As evidenced in the knock-down-drag-out fight he had with her towards the end of “The Boar and the Butterfly,” Sunny’s not ready to be super friends with The Widow just yet. And who can blame him? He reiterates why he doesn’t trust the Baron formerly known as Flea multiple times, and yet it doesn’t matter. “Get over it, Sunny,” the season’s narrative arc tells him through its supporting characters. “We don’t have time for drama right now. We have a series finale to set up.”
At least, that’s what it feels like. The plot’s need for The Widow’s 90-degree turn overrides the importance of Sunny’s own arc, which is another reason why I believe her character has successfully stolen the show. Sunny is forced into a corner, asked to overlook major problems she has created for him, and made to begrudgingly accept that The Widow is his ally. And he does so with a passing comment to Nix. I’m not sure if this is character focused writing or plot focused writing. You could say it’s the former when it comes to The Widow, but the latter definitely applies to Sunny right now.

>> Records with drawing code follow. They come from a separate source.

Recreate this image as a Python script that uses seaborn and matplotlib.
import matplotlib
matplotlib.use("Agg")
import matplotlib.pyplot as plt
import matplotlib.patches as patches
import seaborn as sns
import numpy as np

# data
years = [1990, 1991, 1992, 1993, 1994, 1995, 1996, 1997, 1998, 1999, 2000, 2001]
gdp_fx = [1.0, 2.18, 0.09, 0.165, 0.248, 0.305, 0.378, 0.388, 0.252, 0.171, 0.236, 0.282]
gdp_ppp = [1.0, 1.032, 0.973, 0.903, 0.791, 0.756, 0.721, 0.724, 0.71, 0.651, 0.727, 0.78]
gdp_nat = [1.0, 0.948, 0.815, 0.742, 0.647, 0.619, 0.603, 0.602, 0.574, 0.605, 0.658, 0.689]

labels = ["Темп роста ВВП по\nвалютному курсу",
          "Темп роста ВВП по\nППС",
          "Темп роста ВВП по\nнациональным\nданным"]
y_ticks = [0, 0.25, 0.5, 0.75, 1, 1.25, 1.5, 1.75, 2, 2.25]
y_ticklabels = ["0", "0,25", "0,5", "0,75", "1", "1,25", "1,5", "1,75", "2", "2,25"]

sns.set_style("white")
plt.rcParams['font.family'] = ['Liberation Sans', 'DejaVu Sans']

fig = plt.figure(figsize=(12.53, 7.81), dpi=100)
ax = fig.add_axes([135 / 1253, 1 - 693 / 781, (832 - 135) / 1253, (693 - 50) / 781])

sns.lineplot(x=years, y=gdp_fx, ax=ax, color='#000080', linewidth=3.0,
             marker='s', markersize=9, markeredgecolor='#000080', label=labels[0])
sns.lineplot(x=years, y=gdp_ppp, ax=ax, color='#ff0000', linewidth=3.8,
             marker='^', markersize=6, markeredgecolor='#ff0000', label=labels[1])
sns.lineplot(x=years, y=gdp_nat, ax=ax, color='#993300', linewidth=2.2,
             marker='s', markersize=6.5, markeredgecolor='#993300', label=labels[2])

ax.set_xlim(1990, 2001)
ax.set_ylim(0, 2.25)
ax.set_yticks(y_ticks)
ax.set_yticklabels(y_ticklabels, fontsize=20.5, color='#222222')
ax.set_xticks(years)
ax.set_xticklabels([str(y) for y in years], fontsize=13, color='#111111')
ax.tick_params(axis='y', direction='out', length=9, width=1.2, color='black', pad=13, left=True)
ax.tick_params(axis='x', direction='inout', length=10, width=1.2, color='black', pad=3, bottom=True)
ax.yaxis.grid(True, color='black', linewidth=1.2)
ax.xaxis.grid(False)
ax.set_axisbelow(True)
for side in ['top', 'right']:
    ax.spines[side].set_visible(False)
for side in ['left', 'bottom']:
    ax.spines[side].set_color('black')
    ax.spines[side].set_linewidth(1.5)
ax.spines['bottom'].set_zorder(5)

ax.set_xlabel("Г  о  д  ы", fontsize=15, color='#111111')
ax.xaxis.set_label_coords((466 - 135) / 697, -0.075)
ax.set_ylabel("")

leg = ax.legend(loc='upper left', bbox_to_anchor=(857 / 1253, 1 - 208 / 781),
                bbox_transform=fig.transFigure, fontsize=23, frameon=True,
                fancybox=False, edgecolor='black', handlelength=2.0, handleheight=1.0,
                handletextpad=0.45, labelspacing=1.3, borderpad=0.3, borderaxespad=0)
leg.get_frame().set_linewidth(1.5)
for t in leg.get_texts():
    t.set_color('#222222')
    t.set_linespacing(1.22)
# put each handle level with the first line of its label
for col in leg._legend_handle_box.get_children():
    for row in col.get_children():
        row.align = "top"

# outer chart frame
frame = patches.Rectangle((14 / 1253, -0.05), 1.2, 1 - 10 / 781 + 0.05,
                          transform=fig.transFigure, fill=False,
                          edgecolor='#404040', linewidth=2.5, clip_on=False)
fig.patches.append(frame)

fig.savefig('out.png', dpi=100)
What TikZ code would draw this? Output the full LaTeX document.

Speaking of Nix, she’s a welcome addition to our cast of misfit heroes, but she’s not given much to do outside of initiate discussions about continuity and lore to so casual viewers can catch up. Ankara, meanwhile, is a literal exposition bot, but she’s a damn good one. Claire Higgins (one of my favorite performers) delivers big reveals about The Black Lotus, Azra, and her own involvement in such matters with the passion and gusto of a classically trained actor. As a result, her monologues sweep the audience away as if Higgins wrote each line herself by hand.
When all is said and done and The Widow beheads Baron Chau, she walks away from the scene like the total badass that she is in an empowering moment. The Widow, Flea, or whatever her name she wants to go by now has become a full-fledged protagonist on Into the Badlands. The show has made this very loud and very clear. So… now what?
I guess I should mention that Bajie gets stabbed in the gut and dies in the end, huh? Well, he does. And I’m not sure if it will last or not. Remember, this show has faked us out on more than one occasion.